On 7 jun, 20:20, ve2pid wrote:
Hi ot all

It is well known that the real ground seems to ''reflects'' a radio
wave. But I think that the term ''reflects'' is a bit confusing. My
understanding of the phenomenon is that the ground absorbs the
incident wave and, with that energy it re-radiates a new wave with a
different phase/amplitude value.


That new wave modifies the TO angle as a real optical-type reflection
would do. Then, it seems that it is not a ''bending'' of the wave, but
the production of a new one. With the value of the modification of the
TO angle, one can deduces a ''reflected'' wave's angle, even if it not
a real reflection.. Am I right?

Also, I read in a older version of the ARRL's Handbook that ''The
effective ground plane, that is the plane from which ground
reflections can be considered to take place, seldom is the actual
surface of the ground, but a few feet below it, depending upon the
characteristics of the soil.''

Considering what I said about re-routing with phase/amplitude
modifications, how to interpret the text form the Handbook? How to
determine the depth of that 'effective gorund plane'? Or is there any
depth at all? As is, it could be interpreted as a optical reflection
like occuring somewhere deep in the real ground..

Thanks..

Pierre

Hello Pierre,

You are right, reflection is reradiation. The driving field causes
charges to oscillate and oscillating charges radiate. When the change
in direction of propagation changes over a volume far more then a
wavelength, most people call it "bending" (as happens in the
ionosphere).

The amplitude and phase of the reflected wave depends heavily on angle
of incidence (AoI), frequency, soil properties and polarization. In
case of vertical polarization, there is AoI where the reflection is
minimal ([pseudo] Brewster angle). For vertical polarization, the
phase of the reflected wave varies strongly with AoI. You might look
for the "Fresnel Equations". These equations covers reflection on all
type of surfaces.

To avoid confusion, physicists define the Angle of Incidence with
respect to the normal (so 0 degr elevation angle is 90 degr AoI). What
radio engineers call "vertical polarization" is called "parallel
polarization" in physics.

In real world (average soil and short wave communication), under very
small elevation angle, reflection coefficient is almost 1 and the
phase is 180 (so field cancellation above ground does occur). This is
valid for both H en V polarization. That is why the antenna/ground
combination cannot have its maximum of radiation at 0 degrees
elevation. The simplified "two ray" model propagation formula also
assumes RC=|1|/180degrees

Depth of reflection.
Reflection over a plane with infinite conductivity gives 0 degr or 180
degrees phase shift (even under 0 and 90 degrees elevation).

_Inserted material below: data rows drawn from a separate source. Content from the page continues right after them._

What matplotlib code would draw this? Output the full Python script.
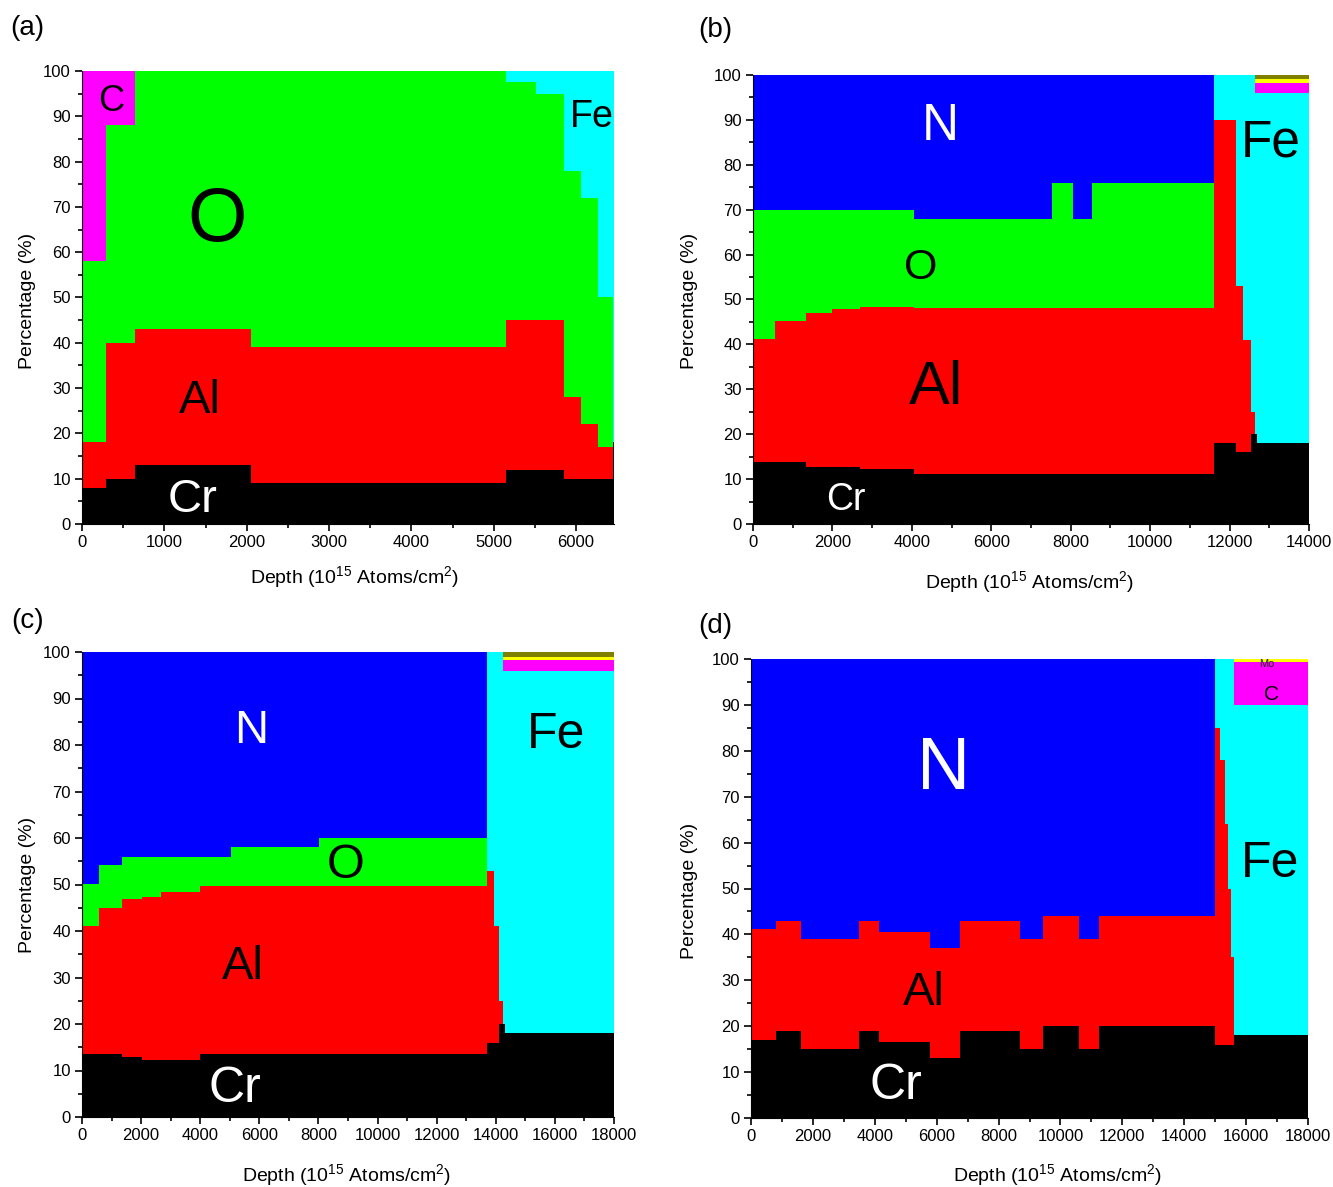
import matplotlib
matplotlib.use("Agg")
import matplotlib.pyplot as plt
import numpy as np
from matplotlib.ticker import MultipleLocator

plt.rcParams['font.family'] = ['Liberation Sans', 'DejaVu Sans']
plt.rcParams['mathtext.fontset'] = 'custom'
plt.rcParams['mathtext.rm'] = 'Liberation Sans'
plt.rcParams['mathtext.it'] = 'Liberation Sans'

# stacking order, bottom to top
ELEMENTS = ['Cr', 'Al', 'O', 'N', 'Fe', 'C', 'Mo', 'X']
COLORS = {'Cr': '#000000', 'Al': '#ff0000', 'O': '#00ff00', 'N': '#0000ff',
          'Fe': '#00ffff', 'C': '#ff00ff', 'Mo': '#ffff00', 'X': '#808000'}

# (a) layer edges (10^15 at/cm2) and composition (%) per layer
a_edges = [0, 288, 640, 2052, 5146, 5508, 5855, 6054, 6262, 6445, 6460]
a_cr = [8, 10, 13, 9, 12, 12, 10, 10, 10, 18]
a_al = [10, 30, 30, 30, 33, 33, 18, 12, 7, 0]
a_o = [40, 48, 57, 61, 52.5, 50, 50, 50, 33, 0]
a_fe = [0, 0, 0, 0, 2.5, 5, 22, 28, 50, 82]
a_c = [42, 12, 0, 0, 0, 0, 0, 0, 0, 0]

# (b)
b_edges = [0, 565, 1340, 2000, 2700, 4062, 7527, 8060, 8529, 11620, 12160, 12350, 12530, 12645, 12695, 14000]
b_cr = [13.7, 13.7, 12.8, 12.8, 12.3, 11.2, 11.2, 11.2, 11.2, 18, 16, 16, 20, 20, 18]
b_al = [27.4, 31.5, 34.1, 35, 36, 36.9, 36.9, 36.9, 36.9, 72, 37, 25, 5, 0, 0]
b_o = [28.9, 24.8, 23.1, 22.2, 21.7, 19.9, 27.9, 19.9, 27.9, 0, 0, 0, 0, 0, 0]
b_n = [30, 30, 30, 30, 30, 32, 24, 32, 24, 0, 0, 0, 0, 0, 0]
b_fe = [0, 0, 0, 0, 0, 0, 0, 0, 0, 10, 47, 59, 75, 76, 78]
b_c = [0, 0, 0, 0, 0, 0, 0, 0, 0, 0, 0, 0, 0, 2.3, 2.3]
b_mo = [0, 0, 0, 0, 0, 0, 0, 0, 0, 0, 0, 0, 0, 0.7, 0.7]
b_x = [0, 0, 0, 0, 0, 0, 0, 0, 0, 0, 0, 0, 0, 1.0, 1.0]

# (c)
c_edges = [0, 568, 1344, 2023, 2688, 3990, 5030, 8023, 13717, 13940, 14110, 14240, 14300, 18000]
c_cr = [13.6, 13.6, 12.8, 12.3, 12.3, 13.6, 13.6, 13.6, 16, 16, 20, 20, 18]
c_al = [27.5, 31.4, 34, 35, 36, 36, 36, 36, 37, 25, 5, 0, 0]
c_o = [8.9, 9.1, 9.2, 8.7, 7.7, 6.4, 8.5, 10.5, 0, 0, 0, 0, 0]
c_n = [50, 45.9, 44, 44, 44, 44, 41.9, 39.9, 0, 0, 0, 0, 0]
c_fe = [0, 0, 0, 0, 0, 0, 0, 0, 47, 59, 75, 76, 78]
c_c = [0, 0, 0, 0, 0, 0, 0, 0, 0, 0, 0, 2.3, 2.3]
c_mo = [0, 0, 0, 0, 0, 0, 0, 0, 0, 0, 0, 0.7, 0.7]
c_x = [0, 0, 0, 0, 0, 0, 0, 0, 0, 0, 0, 1.0, 1.0]

# (d)
d_edges = [0, 793, 1626, 3499, 4141, 5781, 6738, 8678, 9430, 10592, 11234, 14993,
           15150, 15310, 15410, 15510, 15600, 18000]
d_cr = [17.1, 19, 15.1, 19, 16.5, 13.1, 19, 15.1, 20, 15.1, 20, 16, 16, 16, 16, 16, 18]
d_al = [24, 24, 24, 24, 24, 24, 24, 24, 24, 24, 24, 69, 62, 48, 34, 19, 0]
d_n = [58.9, 57, 60.9, 57, 59.5, 62.9, 57, 60.9, 56, 60.9, 56, 0, 0, 0, 0, 0, 0]
d_fe = [0, 0, 0, 0, 0, 0, 0, 0, 0, 0, 0, 15, 22, 36, 50, 65, 72]
d_c = [0, 0, 0, 0, 0, 0, 0, 0, 0, 0, 0, 0, 0, 0, 0, 0, 9.3]
d_mo = [0, 0, 0, 0, 0, 0, 0, 0, 0, 0, 0, 0, 0, 0, 0, 0, 0.7]

W, H = 1333, 1187


def draw_panel(fig, box, edges, comp, xmajor, labels):
    left, top, right, bottom = box
    ax = fig.add_axes([left / W, 1 - bottom / H, (right - left) / W, (bottom - top) / H])
    edges = np.asarray(edges, float)
    present = [el for el in ELEMENTS if el in comp]
    tops = np.cumsum([comp[el] for el in present], axis=0)
    # draw from the top layer down so that each fill starts at 0 (no seams)
    for el, t in reversed(list(zip(present, tops))):
        y = np.append(t, t[-1])
        ax.fill_between(edges, 0, y, step='post', color=COLORS[el], lw=0)
    ax.set_xlim(edges[0], edges[-1])
    ax.set_ylim(0, 100)
    ax.xaxis.set_major_locator(MultipleLocator(xmajor))
    ax.xaxis.set_minor_locator(MultipleLocator(xmajor / 2))
    ax.yaxis.set_major_locator(MultipleLocator(10))
    ax.yaxis.set_minor_locator(MultipleLocator(5))
    ax.tick_params(which='major', direction='out', length=5, width=1.2, labelsize=12, pad=3)
    ax.tick_params(which='minor', direction='out', length=3, width=1.2)
    for s in ['top', 'right']:
        ax.spines[s].set_visible(False)
    for txt, x, y, size, color in labels:
        ax.text(x, y, txt, fontsize=size, color=color, ha='center', va='center')
    return ax


fig = plt.figure(figsize=(W / 100, H / 100), dpi=100)

draw_panel(fig, (82, 71, 614, 524), a_edges,
           {'Cr': a_cr, 'Al': a_al, 'O': a_o, 'Fe': a_fe, 'C': a_c}, 1000,
           [('C', 350, 93.3, 26, 'black'), ('O', 1636, 66.8, 55, 'black'),
            ('Fe', 6194, 89.8, 27, 'black'), ('Al', 1430, 27.1, 34, 'black'),
            ('Cr', 1345, 5.3, 34, 'white')])

draw_panel(fig, (753, 75, 1309, 524), b_edges,
           {'Cr': b_cr, 'Al': b_al, 'O': b_o, 'N': b_n, 'Fe': b_fe, 'C': b_c, 'Mo': b_mo, 'X': b_x}, 2000,
           [('N', 4709, 88.5, 37, 'white'), ('O', 4230, 57.1, 31, 'black'),
            ('Al', 4608, 30.2, 44, 'black'), ('Cr', 2342, 5.3, 27, 'white'),
            ('Fe', 13044, 84.9, 37, 'black')])

draw_panel(fig, (82, 652, 614, 1117), c_edges,
           {'Cr': c_cr, 'Al': c_al, 'O': c_o, 'N': c_n, 'Fe': c_fe, 'C': c_c, 'Mo': c_mo, 'X': c_x}, 2000,
           [('N', 5717, 83.1, 34, 'white'), ('O', 8931, 54.0, 35, 'black'),
            ('Al', 5446, 32.3, 34, 'black'), ('Cr', 5176, 6.1, 36, 'white'),
            ('Fe', 16035, 82.2, 36, 'black')])

draw_panel(fig, (751, 659, 1308, 1118), d_edges,
           {'Cr': d_cr, 'Al': d_al, 'N': d_n, 'Fe': d_fe, 'C': d_c, 'Mo': d_mo}, 2000,
           [('N', 6238, 75.9, 53, 'white'), ('Al', 5591, 27.3, 34, 'black'),
            ('Cr', 4686, 7.0, 36, 'white'), ('Fe', 16774, 55.4, 36, 'black'),
            ('C', 16806, 92.2, 15, 'black'), ('Mo', 16677, 98.9, 8, '#222222')])

# axis titles and panel letters
xlab = 'Depth (10$^{15}$ Atoms/cm$^{2}$)'
for x, y in [(355, 577), (1030, 582), (347, 1175), (1058, 1175)]:
    fig.text(x / W, 1 - y / H, xlab, fontsize=14, ha='center', va='center')
for x, y in [(27, 301), (690, 301), (27, 885), (690, 891)]:
    fig.text(x / W, 1 - y / H, 'Percentage (%)', fontsize=14, rotation=90, ha='center', va='center')
for lab, x, y in [('(a)', 27, 28), ('(b)', 715, 30), ('(c)', 28, 621), ('(d)', 715, 626)]:
    fig.text(x / W, 1 - y / H, lab, fontsize=20, ha='center', va='center')

fig.savefig('out.png', dpi=100)
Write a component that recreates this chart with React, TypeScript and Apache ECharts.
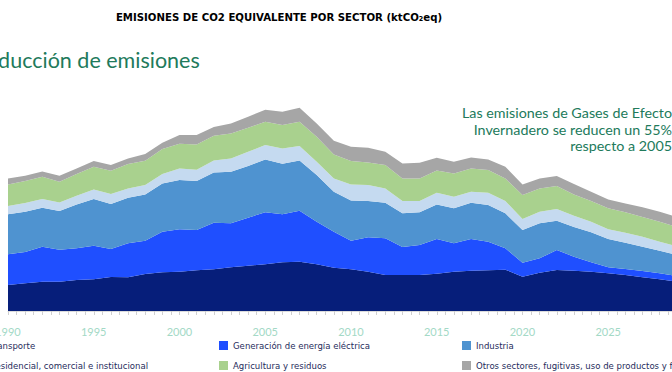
import React, { useEffect, useRef } from "react";
import * as echarts from "echarts";

const years = ["1990", "1991", "1992", "1993", "1994", "1995", "1996", "1997", "1998", "1999", "2000", "2001", "2002", "2003", "2004", "2005", "2006", "2007", "2008", "2009", "2010", "2011", "2012", "2013", "2014", "2015", "2016", "2017", "2018", "2019", "2020", "2021", "2022", "2023", "2024", "2025", "2026", "2027", "2028", "2029", "2030"];

const transporte = [54600, 58100, 61600, 61600, 65100, 66500, 71400, 70700, 77700, 81200, 82600, 85400, 87500, 91700, 95200, 98000, 102200, 103600, 98000, 91000, 87500, 82600, 75600, 75600, 75600, 78400, 82600, 84700, 85400, 86800, 72100, 80500, 86100, 84700, 82600, 79100, 75600, 70700, 66500, 61600, 57400];
const generacion = [64400, 65800, 73500, 67200, 66500, 70700, 58800, 71400, 70000, 85400, 88900, 84700, 98000, 92400, 100800, 109200, 100800, 107100, 89600, 75600, 60200, 72100, 77000, 58800, 63000, 72800, 59500, 66500, 60200, 44800, 29400, 30100, 42000, 29400, 19600, 12600, 12600, 13300, 12600, 11900, 11200];
const industria = [84000, 84700, 81900, 81200, 92400, 98000, 94500, 95900, 97300, 101500, 103600, 102900, 105700, 108500, 108500, 111300, 106400, 105700, 98000, 84000, 84700, 76300, 74900, 70700, 68600, 72800, 73500, 76300, 77000, 73500, 68600, 73500, 61600, 62300, 63000, 59500, 55300, 51100, 47600, 44100, 40600];
const residencial = [17500, 18200, 18200, 18200, 18200, 20300, 21000, 19600, 19600, 19600, 24500, 23800, 25200, 28000, 30100, 30100, 32200, 30100, 28000, 28000, 33600, 33600, 30100, 25900, 23800, 24500, 24500, 23100, 25900, 25900, 23100, 24500, 24500, 23800, 22400, 20300, 21000, 21000, 18900, 18200, 17500];
const agricultura = [45500, 46200, 46900, 43400, 45500, 47600, 49000, 51100, 51100, 52500, 51800, 53200, 51800, 52500, 50400, 49000, 49000, 51100, 52500, 50400, 49000, 47600, 49000, 47600, 47600, 46900, 49000, 49000, 47600, 47600, 50400, 49000, 48300, 44800, 43400, 44100, 42700, 41300, 42000, 40600, 39900];
const otros = [12600, 11200, 11200, 12600, 11900, 11900, 11900, 11900, 14000, 13300, 18200, 19600, 18200, 21000, 23100, 25200, 28000, 29400, 28000, 28700, 30100, 30800, 28000, 31500, 32900, 26600, 24500, 23100, 22400, 24500, 22400, 21000, 21000, 21700, 19600, 18900, 18900, 20300, 21000, 21000, 21000];

const seriesNames = [
  "Transporte",
  "Generación de energía eléctrica",
  "Industria",
  "Residencial, comercial e institucional",
  "Agricultura y residuos",
  "Otros sectores, fugitivas, uso de productos y fluorados",
];
const seriesValues = [transporte, generacion, industria, residencial, agricultura, otros];
const colors = ["#061e7a", "#1f4fff", "#4f93d0", "#c5daf0", "#a9d18e", "#a6a6a6"];

const titleText = "EMISIONES DE CO2 EQUIVALENTE POR SECTOR (ktCO₂eq)";
const subtitleText = "Reducción de emisiones";
const noteLines = ["Las emisiones de Gases de Efecto", "Invernadero se reducen un 55%", "respecto a 2005"];

const OFFSET = 60;
const W = 820;
const H = 372;
const green = "#217a5b";
const narrow = "'Liberation Sans Narrow', 'DejaVu Sans Condensed', 'Arial Narrow', sans-serif";

export default function App() {
  const ref = useRef<HTMLDivElement>(null);
  useEffect(() => {
    if (!ref.current) return;
    const chart = echarts.init(ref.current, null, { renderer: "svg" });
    const legendCommon = {
      orient: "vertical" as const,
      top: 339,
      padding: 0,
      itemWidth: 9,
      itemHeight: 9,
      itemGap: 7,
      icon: "rect",
      textStyle: { fontFamily: narrow, fontSize: 9.5, color: "#1f2d5c", lineHeight: 13, padding: [0, 0, 0, 0] },
    };
    const plotLeft = 8 + OFFSET;
    const plotRight = W - (8 + OFFSET + 40 * 17.15);
    chart.setOption({
      animation: false,
      title: {
        text: titleText,
        left: 334,
        top: 7,
        textAlign: "center",
        textStyle: { fontFamily: narrow, fontWeight: "bold", fontSize: 11.3, color: "#000" },
      },
      grid: { left: plotLeft, right: plotRight, top: 73, bottom: H - 311 },
      xAxis: [
        {
          type: "category",
          data: years,
          boundaryGap: false,
          axisLine: { show: false },
          axisTick: { show: false },
          splitLine: { show: false },
          axisLabel: {
            interval: 4,
            color: "#a3d9c6",
            fontFamily: "Lato, sans-serif",
            fontSize: 11,
            margin: 15,
          },
        },
        {
          type: "value",
          min: 1990,
          max: 2030,
          interval: 5,
          position: "bottom",
          axisLine: { show: true, lineStyle: { color: "#dcdcdc", width: 1 } },
          axisTick: { show: true, length: 4, lineStyle: { color: "#d0d0d0" } },
          minorTick: { show: true, splitNumber: 10, length: 4, lineStyle: { color: "#d0d0d0" } },
          splitLine: { show: false },
          axisLabel: { show: false },
        },
      ],
      yAxis: { type: "value", min: 0, max: 500000, show: false },
      legend: [
        { ...legendCommon, left: -24 + OFFSET, data: [seriesNames[0], seriesNames[3]] },
        { ...legendCommon, left: 219 + OFFSET, data: [seriesNames[1], seriesNames[4]] },
        { ...legendCommon, left: 462 + OFFSET, data: [seriesNames[2], seriesNames[5]] },
      ],
      graphic: [
        {
          type: "text",
          left: OFFSET - 26,
          top: 48.5,
          style: { text: subtitleText, fill: green, font: "21.5px Lato, sans-serif" },
        },
        ...noteLines.map((t, i) => ({
          type: "text",
          x: 672 + OFFSET,
          y: 112.7 + i * 16.3,
          style: { text: t, fill: green, font: "14.3px Lato, sans-serif", textAlign: "right", textVerticalAlign: "middle" },
        })),
      ],
      series: seriesNames.map((name, i) => ({
        name,
        type: "line",
        xAxisIndex: 0,
        stack: "total",
        symbol: "none",
        lineStyle: { width: 0 },
        areaStyle: { color: colors[i], opacity: 1 },
        itemStyle: { color: colors[i] },
        data: seriesValues[i],
      })),
    });
    return () => chart.dispose();
  }, []);
  return (
    <div style={{ position: "fixed", left: 0, top: 0, width: 672, height: H, overflow: "hidden", background: "#fff" }}>
      <div ref={ref} style={{ position: "absolute", left: -OFFSET, top: 0, width: W, height: H }} />
    </div>
  );
}
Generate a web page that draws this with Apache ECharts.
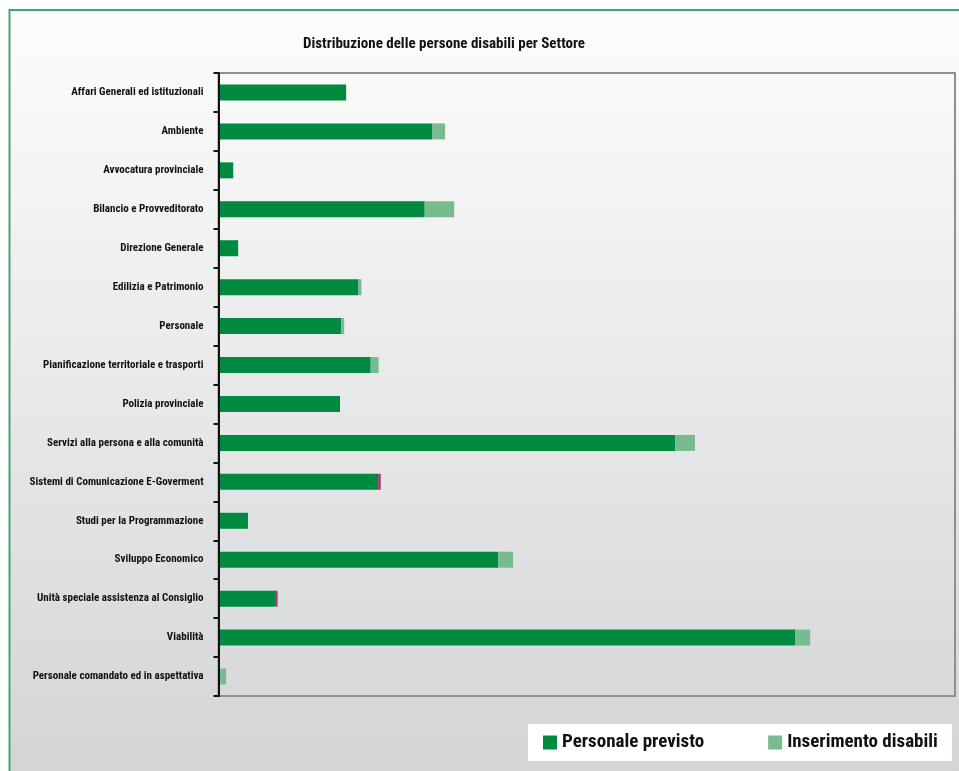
<!DOCTYPE html>
<html>
<head>
<meta charset="utf-8">
<script src="https://cdn.jsdelivr.net/npm/echarts@6/dist/echarts.min.js"></script>
<style>
html,body{margin:0;padding:0;background:#fff;}
#c{width:959px;height:771px;}
</style>
</head>
<body>
<div id="c"></div>
<script>
var categories = [
  "Affari Generali ed istituzionali",
  "Ambiente",
  "Avvocatura provinciale",
  "Bilancio e Provveditorato",
  "Direzione Generale",
  "Edilizia e Patrimonio",
  "Personale",
  "Pianificazione territoriale e trasporti",
  "Polizia provinciale",
  "Servizi alla persona e alla comunità",
  "Sistemi di Comunicazione E-Goverment",
  "Studi per la Programmazione",
  "Sviluppo Economico",
  "Unità speciale assistenza al Consiglio",
  "Viabilità",
  "Personale comandato ed in aspettativa"
];
var personalePrevisto = [52, 87, 6, 84, 8, 57, 50, 62, 49.5, 186, 65, 12, 114, 23, 235, 0];
var inserimentoDisabili = [0, 5.3, 0, 12, 0, 1.2, 1.2, 3.2, 0, 8.1, 0, 0, 6, 0, 6, 3.1];
var altro = [0, 0, 0, 0, 0, 0, 0, 0, 0, 0, 1.1, 0, 0, 1.1, 0, 0];

var FONT = "'Liberation Sans Narrow','Arial Narrow','Roboto Condensed',sans-serif";

var chart = echarts.init(document.getElementById('c'), null, {renderer:'canvas'});
chart.setOption({
  backgroundColor: '#ffffff',
  animation: false,
  graphic: [{
    type: 'rect',
    z: -10,
    silent: true,
    shape: {x: 9.5, y: 10, width: 960, height: 770},
    style: {
      fill: new echarts.graphic.LinearGradient(0, 0, 0, 1, [
        {offset: 0, color: '#fdfdfd'},
        {offset: 1, color: '#d3d4d6'}
      ]),
      stroke: '#3ea86e',
      lineWidth: 2
    }
  }],
  title: {
    text: 'Distribuzione delle persone disabili per Settore',
    left: 439,
    textAlign: 'center',
    top: 32,
    textStyle: {fontFamily: FONT, fontSize: 15, fontWeight: 'bold', color: '#111'}
  },
  legend: {
    data: ['Personale previsto', 'Inserimento disabili'],
    left: 528,
    top: 724,
    width: 425,
    backgroundColor: '#ffffff',
    padding: [9, 14, 9, 15],
    itemWidth: 14,
    itemHeight: 14,
    itemGap: 64,
    icon: 'rect',
    textStyle: {fontFamily: FONT, fontSize: 19, fontWeight: 'bold', color: '#111'}
  },
  grid: {
    left: 218.5,
    right: 4,
    top: 73,
    bottom: 75,
    show: true,
    backgroundColor: 'transparent',
    borderColor: '#8e8f92',
    borderWidth: 2
  },
  xAxis: {
    type: 'value',
    min: 0,
    max: 300,
    axisLabel: {show: false},
    axisTick: {show: false},
    splitLine: {show: false},
    axisLine: {show: true, lineStyle: {color: '#8e8f92', width: 2}}
  },
  yAxis: {
    type: 'category',
    data: categories,
    inverse: true,
    axisLine: {show: true, lineStyle: {color: '#111', width: 2}},
    axisTick: {show: true, length: 5, lineStyle: {color: '#111', width: 2}},
    axisLabel: {margin: 15, fontFamily: FONT, fontSize: 11, fontWeight: 'bold', color: '#111'},
    z: 10
  },
  series: [
    {name: 'Personale previsto', type: 'bar', stack: 's', barWidth: 16, data: personalePrevisto, itemStyle: {color: '#008a40'}},
    {name: 'Inserimento disabili', type: 'bar', stack: 's', barWidth: 16, data: inserimentoDisabili, itemStyle: {color: '#77bb8f'}},
    {name: 'Altro', type: 'bar', stack: 's', barWidth: 16, data: altro, itemStyle: {color: '#a03e7c'}}
  ]
});
</script>
</body>
</html>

A real soil will not give 180 degrees phase shift for 90 degrees
elevation angle (in this case polarization doesn't matter). One can
convert this phase shift to a length extension, hence giving
"effective ground plane depth".

There is also a physical argument for "effective ground depth".
Because of the skin depth, the induced currents can have significant
depth in soil with low conductivity (up to tens of feet). So the
reradiation originates from below the surface. With the Phase/
amplitude approach, one can assume that reflection takes place at an
infinite thin sheet at the air/ground interface. This eases
calculation of real world radiation patterns.

When you calculate the elevation radiation pattern of, for example a
vertical dipole over ground, assuming optical 100% reflection, the
real world antenna will have some more low angle radiation then the
calculated version.

Hope this will help you a bit.

Best regards,


Wim
PA3DJS